L’autre prénom « Dieu sauve », sera comme mis en activité dès le début de la vie publique, car le fils de Marie sauve et guérit les personnes qui viennent à lui, qu’elles reconnaissent ou non leur péché d’ailleurs. Il y a une largesse, une abondance qui sont certainement de l’ordre de divin. Jésus comme Josué (même prénom) feront entrer dans la terre de Dieu.  

Leur destin a des points communs.

Jean annonce la venue de celui qui doit venir, pour cela il prêche la conversion (faire ce qu’il faut pour ne pas être jeté au feu par celui qui vient, image violente d’un Dieu justicier) Jésus annonce qu’Il est celui qui vient pour que ce que son prénom signifie (Dieu sauve) soit accompli (guérison, enseignement).

Jean pratique un signe le baptême dans l’eau. Jésus proposera le baptême dans l’Esprit.

L’un et l’autre meurent de mort violente à peu de temps d’intervalle. L’un par l’ordre du roi Hérode, l’autre par ordre de Pilate procurateur de Judée. L’un comme l’autre meurent parce qu’ils ont parlé: L’un parce qu’il a rappelle la Loi l’autre parce qu’il a revivifié la Loi. L’un a déplu au roi, l’autre a déplu au sacerdoce. Curieusement les deux personnages qui ordonnent leur mort n’ont pas envie de la donner, mais ne peuvent résister à la pression sociale.

Les disciples du premier viennent chercher le corps et le mettent dans un tombeau, mais personne ne sait où ce tombeau se trouve. De résurrection ou d’enlèvement il n’est pas question. Le corps de Jésus est mis dans un tombeau lui aussi par des disciples mais le corps disparaît, et l’histoire des deux hommes se différencie, quoique l’un et l’autre ont des disciples qui essaiment dans le monde romain.

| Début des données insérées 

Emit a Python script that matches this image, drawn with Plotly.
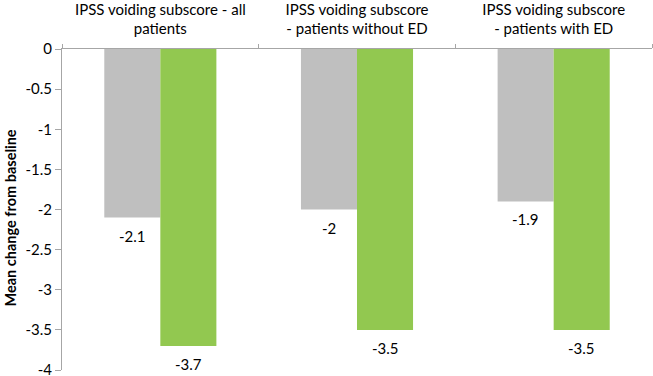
import plotly.graph_objects as go

categories = ["IPSS voiding subscore - all<br>patients",
              "IPSS voiding subscore<br>- patients without ED",
              "IPSS voiding subscore<br>- patients with ED"]
series_gray = [-2.1, -2.0, -1.9]
series_green = [-3.7, -3.5, -3.5]
y_ticks = [0, -0.5, -1, -1.5, -2, -2.5, -3, -3.5, -4]
y_tick_labels = ["0", "-0.5", "-1", "-1.5", "-2", "-2.5", "-3", "-3.5", "-4"]
y_title = "Mean change from baseline"

FONT = "Lato, 'Open Sans', sans-serif"
W, H = 653, 376
ML, MR, MT, MB = 62, 1, 49, 6
BARGAP = 0.43

fig = go.Figure()
fig.add_trace(go.Bar(x=categories, y=series_gray, marker=dict(color="#BFBFBF", line=dict(width=0))))
fig.add_trace(go.Bar(x=categories, y=series_green, marker=dict(color="#92C850", line=dict(width=0))))

# data labels below each bar end (Excel "outside end" style)
cat_px = (W - ML - MR) / len(categories)
bar_px = cat_px * (1 - BARGAP) / 2
for vals, sign in ((series_gray, -1), (series_green, 1)):
    for c, v in zip(categories, vals):
        fig.add_annotation(x=c, y=v, text="%g" % v, showarrow=False,
                           xshift=sign * bar_px / 2, yshift=-18,
                           font=dict(size=15, color="#000000", family=FONT))

# y-axis title
fig.add_annotation(xref="paper", yref="paper", x=0, y=0.5, xshift=-52, yshift=-9,
                   xanchor="center", yanchor="middle",
                   text="<b>%s</b>" % y_title, textangle=-90, showarrow=False,
                   font=dict(size=14.5, family=FONT, color="#000000"))

fig.update_layout(
    width=W, height=H,
    margin=dict(l=ML, r=MR, t=MT, b=MB),
    barmode="group", bargap=BARGAP, bargroupgap=0,
    showlegend=False,
    plot_bgcolor="white", paper_bgcolor="white",
    font=dict(family=FONT, size=15, color="#000000"),
)
fig.update_xaxes(side="top", showline=True, linecolor="#A6A6A6", linewidth=1,
                 ticks="outside", tickson="boundaries", ticklen=4, tickcolor="#A6A6A6",
                 showgrid=False, zeroline=False, automargin=False, ticklabelstandoff=8,
                 ticklabeloverflow="allow",
                 tickfont=dict(size=15, family=FONT, color="#000000"))
fig.update_yaxes(range=[-4, 0], tickvals=y_ticks, ticktext=y_tick_labels,
                 showline=True, linecolor="#A6A6A6", linewidth=1,
                 ticks="outside", ticklen=6, tickcolor="#A6A6A6",
                 showgrid=False, zeroline=False, automargin=False,
                 ticklabeloverflow="allow",
                 tickfont=dict(size=15, family=FONT, color="#000000"))
fig.write_html("out.html", config={"displayModeBar": False},
               post_script="document.body.style.margin='0';")
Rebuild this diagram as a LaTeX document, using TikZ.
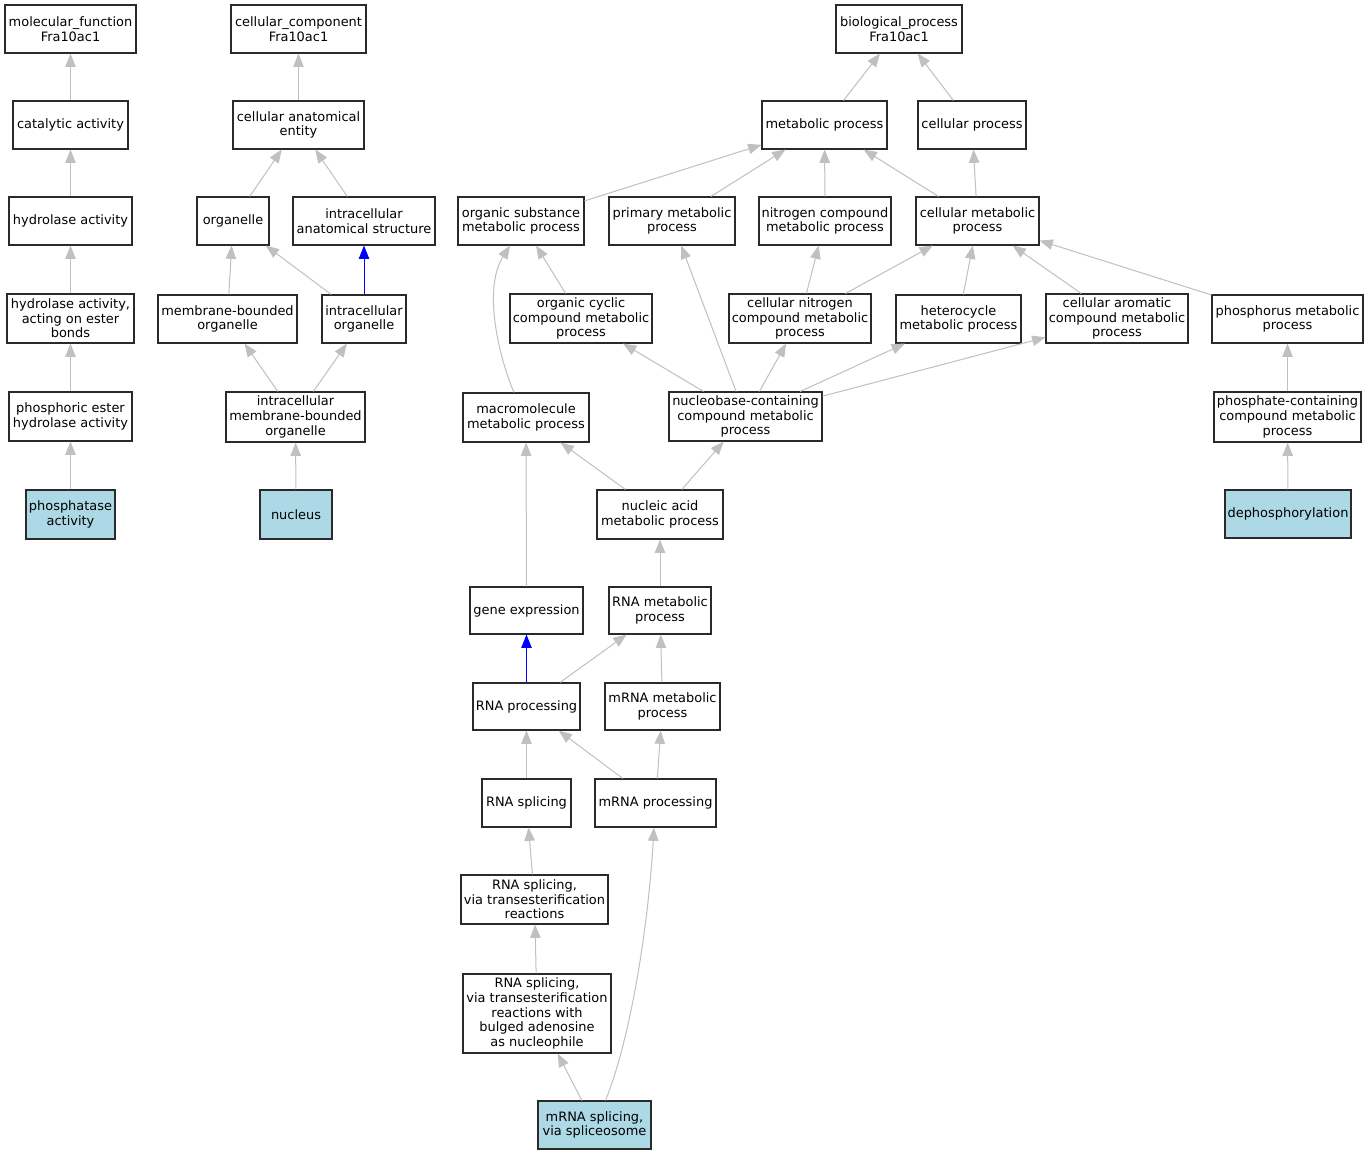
\documentclass[tikz,border=0pt]{standalone}
\usepackage{fontspec}
\setmainfont{DejaVu Sans}
\usetikzlibrary{arrows.meta,calc}
\definecolor{edgegray}{HTML}{C0C0C0}
\definecolor{leafblue}{HTML}{ADD8E6}
\definecolor{isablue}{HTML}{0000FF}
\definecolor{boxline}{HTML}{2A2A2A}
\tikzset{
  gobox/.style={draw=boxline, line width=0.8pt, fill=white, inner sep=0pt, align=center,
    font=\fontsize{9.7pt}{11pt}\selectfont},
  leaf/.style={fill=leafblue},
  edge/.style={draw=edgegray, line width=0.75pt, -{Triangle[length=10pt,width=7.8pt]}},
  isaedge/.style={draw=isablue, line width=0.75pt, -{Triangle[length=10pt,width=7.8pt]}},
}
\newcommand\gbox[7][]{\node[gobox,#1,minimum width={(#5-#3)*0.75pt},minimum height={(#6-#4)*0.75pt}] (#2) at ({(#3+#5)/2},{(#4+#6)/2}) {#7};}
\begin{document}
\begin{tikzpicture}[x=0.75pt,y=-0.75pt]
\useasboundingbox[fill=white] (0,0) rectangle (1369,1155);
% molecular function
\gbox{mf}{5}{5}{136}{53}{molecular\_function\\Fra10ac1}
\gbox{cat}{13}{101}{128}{149}{catalytic activity}
\gbox{hyd}{9}{197}{132}{245}{hydrolase activity}
\gbox{hae}{7}{294}{134}{343}{hydrolase activity,\\acting on ester\\bonds}
\gbox{pehy}{9}{392}{132}{441}{phosphoric ester\\hydrolase activity}
\gbox[leaf]{phact}{26}{490}{115}{539}{phosphatase\\activity}
% cellular component
\gbox{cc}{231}{5}{366}{53}{cellular\_component\\Fra10ac1}
\gbox{cae}{233}{101}{364}{149}{cellular anatomical\\entity}
\gbox{org}{197}{197}{269}{245}{organelle}
\gbox{ias}{293}{197}{435}{245}{intracellular\\anatomical structure}
\gbox{mbo}{158}{295}{297}{343}{membrane-bounded\\organelle}
\gbox{io}{322}{295}{406}{343}{intracellular\\organelle}
\gbox{imbo}{226}{392}{365}{442}{intracellular\\membrane-bounded\\organelle}
\gbox[leaf]{nuc}{260}{490}{332}{539}{nucleus}
% biological process
\gbox{bp}{836}{5}{962}{53}{biological\_process\\Fra10ac1}
\gbox{met}{762}{101}{887}{149}{metabolic process}
\gbox{cp}{918}{101}{1026}{149}{cellular process}
\gbox{osmp}{458}{197}{584}{245}{organic substance\\metabolic process}
\gbox{pmp}{609}{197}{735}{245}{primary metabolic\\process}
\gbox{ncmp}{759}{197}{891}{245}{nitrogen compound\\metabolic process}
\gbox{cmp}{916}{197}{1039}{245}{cellular metabolic\\process}
\gbox{occmp}{510}{294}{652}{343}{organic cyclic\\compound metabolic\\process}
\gbox{cncmp}{729}{294}{871}{343}{cellular nitrogen\\compound metabolic\\process}
\gbox{hmp}{896}{295}{1021}{343}{heterocycle\\metabolic process}
\gbox{cacmp}{1046}{294}{1188}{343}{cellular aromatic\\compound metabolic\\process}
\gbox{phmp}{1212}{295}{1363}{343}{phosphorus metabolic\\process}
\gbox{mmp}{463}{393}{589}{442}{macromolecule\\metabolic process}
\gbox{nbcmp}{669}{392}{822}{441}{nucleobase-containing\\compound metabolic\\process}
\gbox{pccmp}{1214}{392}{1361}{442}{phosphate-containing\\compound metabolic\\process}
\gbox[leaf]{deph}{1225}{490}{1351}{538}{dephosphorylation}
\gbox{namp}{597}{490}{723}{539}{nucleic acid\\metabolic process}
\gbox{ge}{470}{587}{583}{634}{gene expression}
\gbox{rmp}{609}{587}{711}{634}{RNA metabolic\\process}
\gbox{rp}{473}{683}{580}{730}{RNA processing}
\gbox{mrmp}{605}{683}{720}{730}{mRNA metabolic\\process}
\gbox{rs}{482}{779}{571}{827}{RNA splicing}
\gbox{mrp}{595}{779}{716}{827}{mRNA processing}
\gbox{rst}{461}{875}{608}{924}{RNA splicing,\\via transesterification\\reactions}
\gbox{rsb}{463}{974}{611}{1053}{RNA splicing,\\via transesterification\\reactions with\\bulged adenosine\\as nucleophile}
\gbox[leaf]{mrs}{538}{1101}{651}{1149}{mRNA splicing,\\via spliceosome}
% edges: molecular function
\draw[edge] (cat) -- (mf);
\draw[edge] (hyd) -- (cat);
\draw[edge] (hae) -- (hyd);
\draw[edge] (pehy) -- (hae);
\draw[edge] (phact) -- (pehy);
% edges: cellular component
\draw[edge] (cae) -- (cc);
\draw[edge] (org) -- (cae);
\draw[edge] (ias) -- (cae);
\draw[edge] (mbo) -- (org);
\draw[edge] (io) -- (org);
\draw[isaedge] (io) -- (ias);
\draw[edge] (imbo) -- (mbo);
\draw[edge] (imbo) -- (io);
\draw[edge] (nuc) -- (imbo);
% edges: biological process
\draw[edge] (met) -- (bp);
\draw[edge] (cp) -- (bp);
\draw[edge] (osmp) -- (met);
\draw[edge] (pmp) -- (met);
\draw[edge] (ncmp) -- (met);
\draw[edge] (cmp) -- (met);
\draw[edge] (cmp) -- (cp);
\draw[edge] (occmp) -- (osmp);
\draw[edge] (cncmp) -- (ncmp);
\draw[edge] (cncmp) -- (cmp);
\draw[edge] (hmp) -- (cmp);
\draw[edge] (cacmp) -- (cmp);
\draw[edge] (phmp) -- (cmp);
\draw[edge] ($(mmp.north)+(-12,0)$) .. controls (500,360) and (482,290) .. ($(osmp.south)+(-11,0)$);
\draw[edge] (nbcmp) -- (occmp);
\draw[edge] (nbcmp) -- (pmp);
\draw[edge] (nbcmp) -- (cncmp);
\draw[edge] (nbcmp) -- (hmp);
\draw[edge] (nbcmp) -- (cacmp);
\draw[edge] (pccmp) -- (phmp);
\draw[edge] (deph) -- (pccmp);
\draw[edge] (namp) -- (mmp);
\draw[edge] (namp) -- (nbcmp);
\draw[edge] (ge) -- (mmp);
\draw[edge] (rmp) -- (namp);
\draw[isaedge] (rp) -- (ge);
\draw[edge] (rp) -- (rmp);
\draw[edge] (mrmp) -- (rmp);
\draw[edge] (rs) -- (rp);
\draw[edge] (mrp) -- (rp);
\draw[edge] (mrp) -- (mrmp);
\draw[edge] (rst) -- (rs);
\draw[edge] (rsb) -- (rst);
\draw[edge] (mrs) -- (rsb);
\draw[edge] ($(mrs.north)+(11,0)$) .. controls (630,1040) and (648,930) .. ($(mrp.south)+(-1.5,0)$);
\end{tikzpicture}
\end{document}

On peut enfin noter que Jean le Baptiste est souvent une référence pour Jésus : aux pharisiens qui lui somment de dire qui il est (Luc 20, 4), il répond par un questionnement sur Jean : «  le baptême de Jean venait il du ciel ou des hommes ? Et cette dispute confortent les pharisiens dans leur décision de faire mourir cet homme qu’ils ne peuvent reconnaître pour le Messie.

Deux héros, deux histoires, deux fins différentes. Dieu fait grâce (Jean) pour que tous les hommes soient sauvés (Jésus). L’un et l’autre sont nécessaires pour comprendre l’histoire de la Présence de Dieu dans notre monde.